How Does Television Affect Teen Attitudes Regarding Sex?
We live in a sex-based society. Everything sells better through sex, whether we
refer to beer or shampoos. Daily hundreds of TV channels flood our lives with movies,
commercials or TV shows with sexual explicit content. The weatherman is a sexy woman
showing off her breasts in a tight top; the 10 o'clock Monday night movie has a
restricted content for 16 years old teenagers, mainly because of its' verbal and
visual references to sexual relationships.
It is known that teenagers are the most exposed social category of our time. Because
they are just beginning to form as individuals, they experience character and mood
changes daily, being more inclined to take any information or stimulus they receive
and "squeeze" it into their own personality, letting themselves be controlled by
what they see.
In front of the TV is often the place where they hang out the most. On an average,
kids from six to seventeen watch from three to four hours of TV a day. By the time
of graduation, it can add up to 15,000 hours of watching TV, compared to only
11,000 hours of being in school. Therefore, the influence of TV on teens
is substantial.
Teens experience daily explicit sex scenes
and crude language during prime time and
pornographic content of talk shows and soap operas. Numerous case studies have shown
that teenagers who watch soap operas daily tend to borrow the attitudes towards sex
and relationships they see there in their own private lives, they identify with the
characters they see and they act or think they are supposed to act like them. For
teenage boys it all becomes a matter of who gets the "prizes" (beautiful women),
and teenage girls think in terms of strategies on how to "get a good catch."

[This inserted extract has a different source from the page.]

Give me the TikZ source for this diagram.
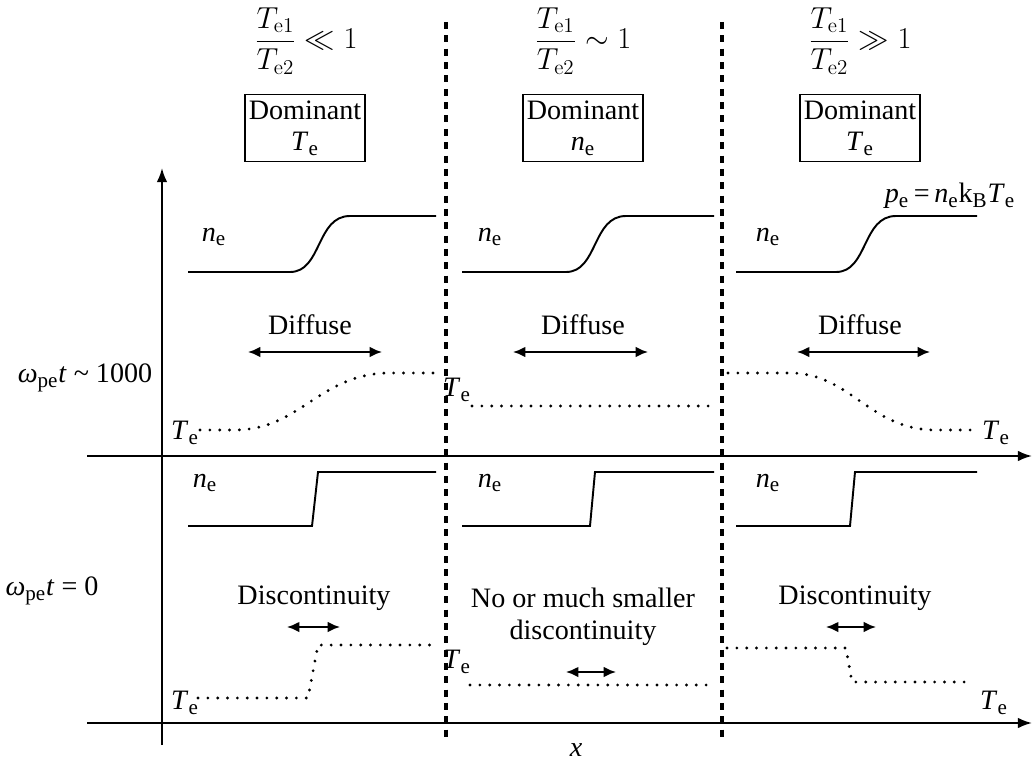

For them, sex becomes a competitive act, a sport. Sexual relationships
are shown as recreational, shallow, inconsequential, while equitable male-female relationships
are overshadowed by them.
Moreover, teens' attitudes toward reality are suffering massive transformations;
they have problems putting aside fiction from reality. Viewing involvement has a
strong connection to sexual attitudes
regardless of the teenagers' gender, race,
socioeconomic status. Teens who feel a great connection with the sexual situations
showed to them on TV, via identification with the characters or by attributing a
great amount of realism to them, are more likely to endorse recreational attitudes
toward sex. They are also more likely to expect higher levels of sexual activity
among their peers, and to be more sexually experienced themselves.
To sum up, television screams "sex is vital to relationships" and teens who strive
to reach the standards shown on TV and fail are likely to feel inadequate, although
the expectations are those that are distorted. TV's sexual portrayals tend to
educate teens about what is expected; the concern arises because these attractive
portrayals are unrealistic, may lead to dissatisfaction with one's sexual
experiences and to irresponsible sexual decision-making (underage sex).